Posted: Apr 24, 2016 4:19 pm
by VazScep
LjSpike wrote:(If you have a solid explanation using terms which have a concrete value, to prove the infinities as equal, I'll give in).
First, you should realise that these correspondences have nothing to do with ratios, or proportions, and that none of it generalises the sort of stuff you do in algebra with real numbers. This is discrete mathematics, a completely different branch of the subject, and set theory in particular. The theory was laid down towards the backend of the 19th century, and is now part of the basic vocabulary that mathematicians use to talk about an axiomatic notion called sets.

I suspect you haven't properly done functions yet at school, and knowing exactly what counts as a function is pretty important for getting into the subtleties of this stuff.
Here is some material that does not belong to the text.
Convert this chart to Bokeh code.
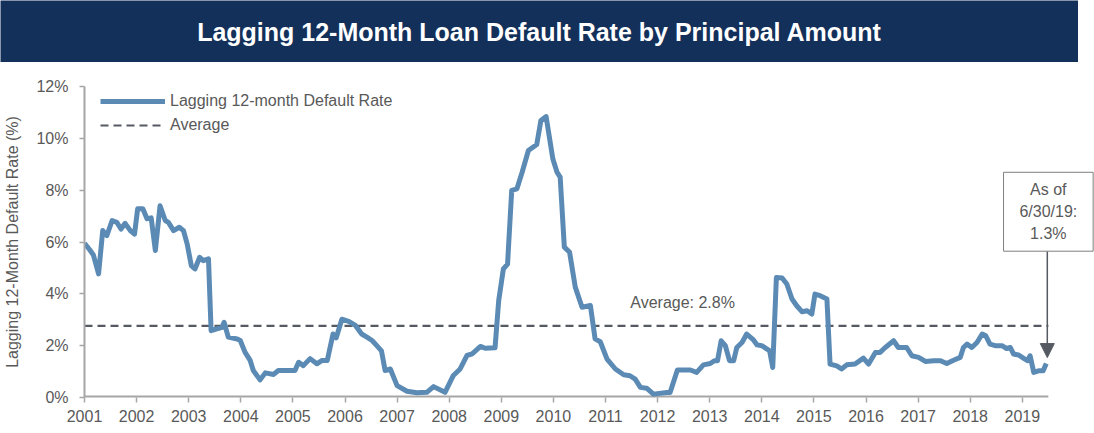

But the basic idea is that a function is a rule which tells you how to go from one set of objects to another. It's like a function in programming, except all you're allowed to do is take an input and compute an output.

Some functions send two different inputs to the same output. Some functions send any two inputs to two different outputs. The latter are called "injective." Some functions can produce any output in the output set for a suitable input. Such functions are called "surjective." Functions which are both are called "bijective", or "one-one correspondences."

On these definitions, we say that there is a one-one correspondence from the naturals to the rationals.

Why one-one correspondences are of interest is something you learn by studying set theory.